## PROVIDED ENTRIES

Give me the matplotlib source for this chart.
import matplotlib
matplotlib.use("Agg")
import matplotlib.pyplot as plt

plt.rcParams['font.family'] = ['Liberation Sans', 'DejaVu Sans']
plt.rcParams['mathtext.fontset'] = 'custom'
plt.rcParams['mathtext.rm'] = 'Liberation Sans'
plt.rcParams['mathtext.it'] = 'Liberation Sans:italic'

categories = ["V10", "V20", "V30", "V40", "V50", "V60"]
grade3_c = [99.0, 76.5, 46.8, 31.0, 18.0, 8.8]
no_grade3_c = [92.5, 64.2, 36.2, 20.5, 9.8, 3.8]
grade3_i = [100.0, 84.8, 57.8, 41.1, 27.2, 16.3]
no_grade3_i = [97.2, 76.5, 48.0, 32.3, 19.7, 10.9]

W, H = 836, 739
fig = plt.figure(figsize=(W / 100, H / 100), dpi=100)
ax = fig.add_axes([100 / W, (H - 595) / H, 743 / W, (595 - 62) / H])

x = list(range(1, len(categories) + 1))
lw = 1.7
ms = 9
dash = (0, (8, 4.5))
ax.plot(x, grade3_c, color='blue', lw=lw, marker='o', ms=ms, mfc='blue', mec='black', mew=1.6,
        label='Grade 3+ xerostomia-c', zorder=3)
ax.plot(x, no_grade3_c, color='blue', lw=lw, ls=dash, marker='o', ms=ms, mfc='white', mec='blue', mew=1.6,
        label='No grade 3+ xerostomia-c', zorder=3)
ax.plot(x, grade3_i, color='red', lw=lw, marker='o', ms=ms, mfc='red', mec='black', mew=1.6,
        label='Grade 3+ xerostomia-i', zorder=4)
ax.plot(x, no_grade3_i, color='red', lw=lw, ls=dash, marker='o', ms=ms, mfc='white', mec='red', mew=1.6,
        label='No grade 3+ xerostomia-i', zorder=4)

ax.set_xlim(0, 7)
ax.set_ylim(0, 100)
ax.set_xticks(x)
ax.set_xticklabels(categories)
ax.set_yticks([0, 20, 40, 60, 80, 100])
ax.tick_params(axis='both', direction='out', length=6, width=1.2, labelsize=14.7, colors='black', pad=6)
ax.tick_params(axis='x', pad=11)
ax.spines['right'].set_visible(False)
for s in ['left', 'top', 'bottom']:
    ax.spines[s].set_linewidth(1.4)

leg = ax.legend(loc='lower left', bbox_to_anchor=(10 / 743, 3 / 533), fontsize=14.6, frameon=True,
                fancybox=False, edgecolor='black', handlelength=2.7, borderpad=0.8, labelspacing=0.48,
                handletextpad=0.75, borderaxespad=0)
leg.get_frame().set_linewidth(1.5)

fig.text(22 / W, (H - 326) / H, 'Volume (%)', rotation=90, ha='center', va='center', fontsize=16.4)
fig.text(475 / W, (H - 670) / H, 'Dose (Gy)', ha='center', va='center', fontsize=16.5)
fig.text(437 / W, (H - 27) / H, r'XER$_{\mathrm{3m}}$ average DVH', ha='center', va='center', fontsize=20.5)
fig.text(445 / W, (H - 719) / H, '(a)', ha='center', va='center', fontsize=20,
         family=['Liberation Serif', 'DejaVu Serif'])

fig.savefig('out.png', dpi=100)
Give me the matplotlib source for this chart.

## INSTRUCTIONS TO FOLLOW
Repeat exactly the lines from the first line of the records above through the line containing "ax = fig.add_axes([100", both included, and nothing else.

## THE SOLUTION
Give me the matplotlib source for this chart.
import matplotlib
matplotlib.use("Agg")
import matplotlib.pyplot as plt

plt.rcParams['font.family'] = ['Liberation Sans', 'DejaVu Sans']
plt.rcParams['mathtext.fontset'] = 'custom'
plt.rcParams['mathtext.rm'] = 'Liberation Sans'
plt.rcParams['mathtext.it'] = 'Liberation Sans:italic'

categories = ["V10", "V20", "V30", "V40", "V50", "V60"]
grade3_c = [99.0, 76.5, 46.8, 31.0, 18.0, 8.8]
no_grade3_c = [92.5, 64.2, 36.2, 20.5, 9.8, 3.8]
grade3_i = [100.0, 84.8, 57.8, 41.1, 27.2, 16.3]
no_grade3_i = [97.2, 76.5, 48.0, 32.3, 19.7, 10.9]

W, H = 836, 739
fig = plt.figure(figsize=(W / 100, H / 100), dpi=100)
ax = fig.add_axes([100 / W, (H - 595) / H, 743 / W, (595 - 62) / H])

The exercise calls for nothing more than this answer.